TASK DIRECTIONS — How many lines in the listing below include the word "that"? Reply with the count alone.

STORED ROWS —
▽
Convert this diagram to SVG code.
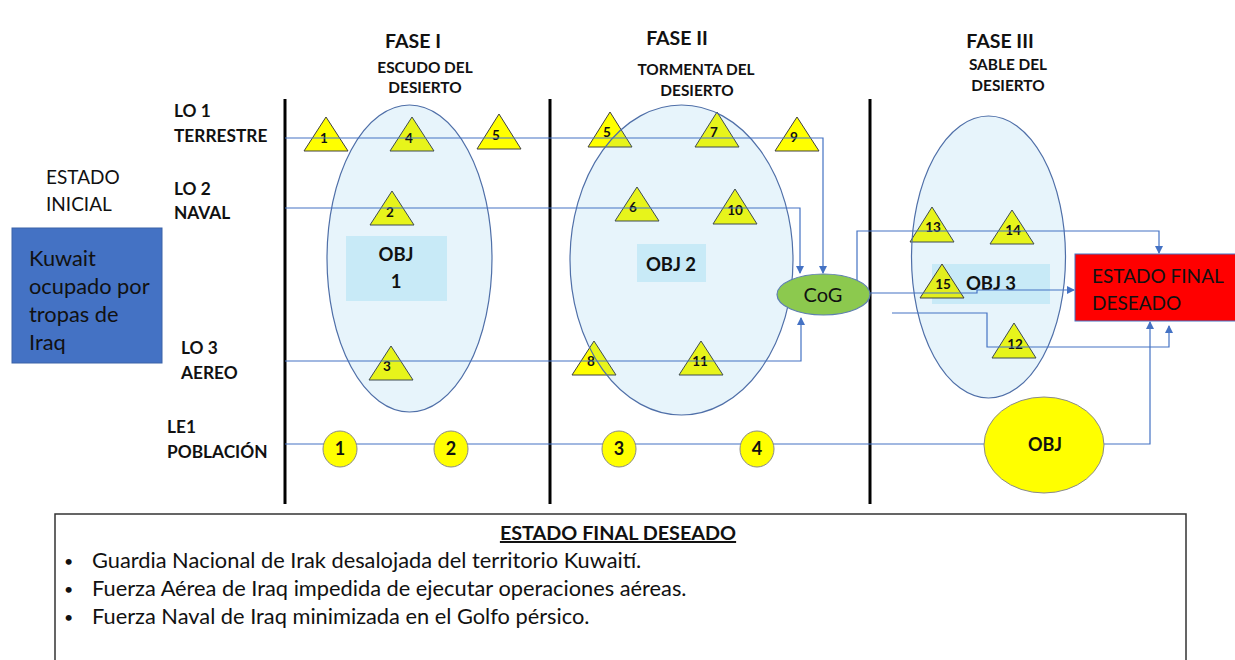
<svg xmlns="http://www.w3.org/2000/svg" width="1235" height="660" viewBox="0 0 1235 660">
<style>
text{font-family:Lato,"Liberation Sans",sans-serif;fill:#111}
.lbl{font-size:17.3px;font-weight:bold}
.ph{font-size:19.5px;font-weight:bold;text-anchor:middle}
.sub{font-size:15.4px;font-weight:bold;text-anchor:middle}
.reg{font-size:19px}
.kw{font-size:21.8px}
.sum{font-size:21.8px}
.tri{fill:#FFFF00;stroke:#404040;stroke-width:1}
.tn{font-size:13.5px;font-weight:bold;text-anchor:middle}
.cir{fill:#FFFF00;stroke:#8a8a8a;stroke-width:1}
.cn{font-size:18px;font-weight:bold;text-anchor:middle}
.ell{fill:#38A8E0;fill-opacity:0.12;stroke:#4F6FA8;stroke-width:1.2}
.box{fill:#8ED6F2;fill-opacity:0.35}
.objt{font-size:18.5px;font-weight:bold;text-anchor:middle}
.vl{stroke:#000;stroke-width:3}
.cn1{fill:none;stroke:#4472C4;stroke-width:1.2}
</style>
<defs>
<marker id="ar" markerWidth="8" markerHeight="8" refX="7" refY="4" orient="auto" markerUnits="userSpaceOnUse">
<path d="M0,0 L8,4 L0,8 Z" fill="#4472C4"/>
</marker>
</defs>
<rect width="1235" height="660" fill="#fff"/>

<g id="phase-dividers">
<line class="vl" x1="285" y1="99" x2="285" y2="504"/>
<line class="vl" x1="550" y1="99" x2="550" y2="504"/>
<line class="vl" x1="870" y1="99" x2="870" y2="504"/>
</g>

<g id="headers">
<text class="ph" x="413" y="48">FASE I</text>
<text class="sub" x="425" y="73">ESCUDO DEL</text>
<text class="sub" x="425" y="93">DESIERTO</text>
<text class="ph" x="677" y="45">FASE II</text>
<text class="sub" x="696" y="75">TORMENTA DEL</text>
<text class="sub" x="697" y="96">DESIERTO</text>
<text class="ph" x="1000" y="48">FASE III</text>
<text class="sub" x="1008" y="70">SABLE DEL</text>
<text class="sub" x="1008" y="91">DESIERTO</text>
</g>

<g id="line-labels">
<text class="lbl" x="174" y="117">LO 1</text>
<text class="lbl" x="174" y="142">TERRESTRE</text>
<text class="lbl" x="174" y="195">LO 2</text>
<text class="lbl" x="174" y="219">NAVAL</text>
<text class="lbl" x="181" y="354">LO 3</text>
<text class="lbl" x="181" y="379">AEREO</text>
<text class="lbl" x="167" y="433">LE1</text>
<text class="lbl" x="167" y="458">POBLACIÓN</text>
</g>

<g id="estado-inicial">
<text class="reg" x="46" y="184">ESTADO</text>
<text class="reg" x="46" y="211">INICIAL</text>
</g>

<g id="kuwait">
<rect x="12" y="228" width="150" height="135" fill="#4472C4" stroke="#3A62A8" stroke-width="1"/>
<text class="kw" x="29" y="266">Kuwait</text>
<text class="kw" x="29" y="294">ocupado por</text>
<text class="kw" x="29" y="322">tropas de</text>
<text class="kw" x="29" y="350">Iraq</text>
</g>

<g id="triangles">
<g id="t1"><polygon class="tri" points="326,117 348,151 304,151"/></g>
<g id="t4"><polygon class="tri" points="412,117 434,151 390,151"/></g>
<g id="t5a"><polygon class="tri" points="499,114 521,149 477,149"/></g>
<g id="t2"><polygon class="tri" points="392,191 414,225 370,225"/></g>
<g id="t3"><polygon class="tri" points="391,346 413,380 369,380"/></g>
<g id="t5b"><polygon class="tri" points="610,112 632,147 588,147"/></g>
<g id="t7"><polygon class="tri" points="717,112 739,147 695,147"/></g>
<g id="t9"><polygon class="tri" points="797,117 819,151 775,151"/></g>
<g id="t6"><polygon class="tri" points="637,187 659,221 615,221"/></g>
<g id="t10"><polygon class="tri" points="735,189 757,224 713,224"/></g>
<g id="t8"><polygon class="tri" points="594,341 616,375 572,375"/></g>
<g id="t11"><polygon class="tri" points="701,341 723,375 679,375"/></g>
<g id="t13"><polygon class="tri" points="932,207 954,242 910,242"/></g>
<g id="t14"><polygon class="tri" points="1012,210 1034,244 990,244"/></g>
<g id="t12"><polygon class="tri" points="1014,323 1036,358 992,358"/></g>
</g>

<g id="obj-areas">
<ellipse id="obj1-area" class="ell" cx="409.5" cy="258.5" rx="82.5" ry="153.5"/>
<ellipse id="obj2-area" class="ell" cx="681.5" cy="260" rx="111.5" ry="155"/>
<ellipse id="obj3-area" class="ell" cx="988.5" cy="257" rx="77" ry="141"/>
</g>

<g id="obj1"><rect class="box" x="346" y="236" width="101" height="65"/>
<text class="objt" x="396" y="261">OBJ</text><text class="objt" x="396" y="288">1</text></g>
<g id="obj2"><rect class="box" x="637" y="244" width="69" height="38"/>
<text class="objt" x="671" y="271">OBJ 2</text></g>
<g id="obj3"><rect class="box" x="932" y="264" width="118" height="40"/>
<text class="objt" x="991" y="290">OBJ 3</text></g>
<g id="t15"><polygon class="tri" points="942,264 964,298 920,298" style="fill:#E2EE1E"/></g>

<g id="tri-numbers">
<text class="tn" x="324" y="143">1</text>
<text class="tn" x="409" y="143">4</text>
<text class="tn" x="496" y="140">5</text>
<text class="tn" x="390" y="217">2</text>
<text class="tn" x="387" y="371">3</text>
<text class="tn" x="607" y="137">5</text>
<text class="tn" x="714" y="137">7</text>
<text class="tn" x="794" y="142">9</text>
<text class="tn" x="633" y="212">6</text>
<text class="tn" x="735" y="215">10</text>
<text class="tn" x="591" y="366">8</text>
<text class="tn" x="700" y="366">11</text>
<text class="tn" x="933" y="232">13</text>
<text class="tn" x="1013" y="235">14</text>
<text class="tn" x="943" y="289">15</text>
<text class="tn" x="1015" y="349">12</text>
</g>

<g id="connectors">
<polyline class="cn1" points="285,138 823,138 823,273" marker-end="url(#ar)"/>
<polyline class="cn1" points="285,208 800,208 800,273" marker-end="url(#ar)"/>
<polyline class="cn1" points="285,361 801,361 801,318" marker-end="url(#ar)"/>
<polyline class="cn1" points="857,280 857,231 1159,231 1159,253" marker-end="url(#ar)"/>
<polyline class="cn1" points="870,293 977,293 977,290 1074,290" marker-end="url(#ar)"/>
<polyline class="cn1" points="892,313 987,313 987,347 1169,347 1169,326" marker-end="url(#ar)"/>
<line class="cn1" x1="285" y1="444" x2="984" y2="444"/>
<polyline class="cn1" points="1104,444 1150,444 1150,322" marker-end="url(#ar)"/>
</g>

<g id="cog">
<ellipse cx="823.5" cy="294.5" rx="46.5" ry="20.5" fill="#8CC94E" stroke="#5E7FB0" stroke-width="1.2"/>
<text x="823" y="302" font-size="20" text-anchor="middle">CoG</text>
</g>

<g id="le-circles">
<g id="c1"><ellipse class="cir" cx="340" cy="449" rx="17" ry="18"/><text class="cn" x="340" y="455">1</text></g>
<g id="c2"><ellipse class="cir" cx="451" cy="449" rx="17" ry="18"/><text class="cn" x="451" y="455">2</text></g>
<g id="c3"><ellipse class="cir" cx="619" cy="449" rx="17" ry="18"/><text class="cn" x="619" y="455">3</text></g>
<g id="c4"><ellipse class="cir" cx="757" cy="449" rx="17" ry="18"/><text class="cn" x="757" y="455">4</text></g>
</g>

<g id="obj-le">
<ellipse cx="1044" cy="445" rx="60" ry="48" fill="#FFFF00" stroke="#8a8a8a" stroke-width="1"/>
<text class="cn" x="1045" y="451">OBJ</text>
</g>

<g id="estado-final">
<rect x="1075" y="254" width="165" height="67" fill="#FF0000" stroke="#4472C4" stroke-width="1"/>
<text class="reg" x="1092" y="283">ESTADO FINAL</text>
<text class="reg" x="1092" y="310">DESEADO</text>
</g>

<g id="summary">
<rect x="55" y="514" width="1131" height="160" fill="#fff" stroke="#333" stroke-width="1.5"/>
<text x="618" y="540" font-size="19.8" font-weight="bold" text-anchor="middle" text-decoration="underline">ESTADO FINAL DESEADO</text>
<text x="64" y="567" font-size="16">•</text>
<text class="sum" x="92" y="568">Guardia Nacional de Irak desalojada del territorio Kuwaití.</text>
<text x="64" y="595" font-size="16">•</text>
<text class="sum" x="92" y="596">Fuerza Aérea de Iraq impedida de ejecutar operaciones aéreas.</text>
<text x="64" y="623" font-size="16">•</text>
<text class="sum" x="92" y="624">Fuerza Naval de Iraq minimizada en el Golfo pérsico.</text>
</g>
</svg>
△
▽
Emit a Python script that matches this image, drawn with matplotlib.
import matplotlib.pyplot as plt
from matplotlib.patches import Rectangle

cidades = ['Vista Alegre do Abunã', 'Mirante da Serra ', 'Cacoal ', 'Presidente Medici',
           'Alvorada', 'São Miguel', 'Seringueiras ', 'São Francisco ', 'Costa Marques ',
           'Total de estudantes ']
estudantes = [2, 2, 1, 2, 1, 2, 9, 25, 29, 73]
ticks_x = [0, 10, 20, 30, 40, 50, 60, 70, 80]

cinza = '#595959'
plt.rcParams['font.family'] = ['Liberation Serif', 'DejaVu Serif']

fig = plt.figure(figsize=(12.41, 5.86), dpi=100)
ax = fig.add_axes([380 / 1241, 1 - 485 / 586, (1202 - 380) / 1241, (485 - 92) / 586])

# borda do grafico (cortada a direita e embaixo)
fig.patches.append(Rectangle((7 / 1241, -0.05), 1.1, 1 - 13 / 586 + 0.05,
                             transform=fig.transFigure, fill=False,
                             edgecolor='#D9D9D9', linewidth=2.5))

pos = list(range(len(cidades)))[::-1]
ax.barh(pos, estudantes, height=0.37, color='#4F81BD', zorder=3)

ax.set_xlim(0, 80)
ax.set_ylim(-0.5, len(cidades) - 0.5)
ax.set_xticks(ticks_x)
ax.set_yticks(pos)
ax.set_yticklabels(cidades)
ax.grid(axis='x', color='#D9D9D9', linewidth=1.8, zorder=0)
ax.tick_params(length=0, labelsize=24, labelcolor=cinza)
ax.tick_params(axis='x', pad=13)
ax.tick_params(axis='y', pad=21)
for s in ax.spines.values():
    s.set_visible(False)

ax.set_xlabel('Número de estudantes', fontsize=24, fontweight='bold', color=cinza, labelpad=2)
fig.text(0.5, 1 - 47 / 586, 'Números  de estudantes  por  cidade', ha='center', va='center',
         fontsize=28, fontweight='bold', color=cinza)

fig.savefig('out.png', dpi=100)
△
▽
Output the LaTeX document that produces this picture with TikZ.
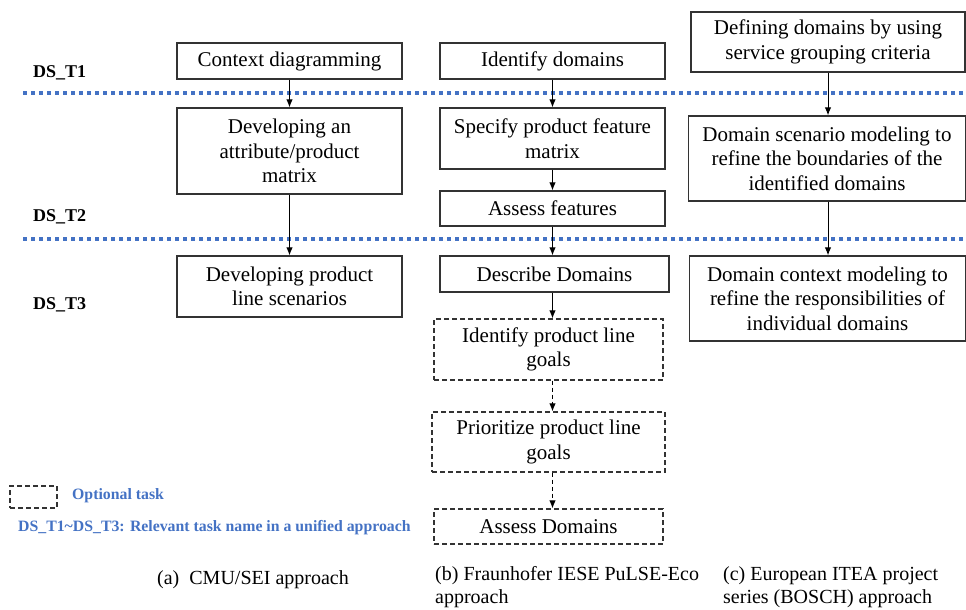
△
RESPONSE — 2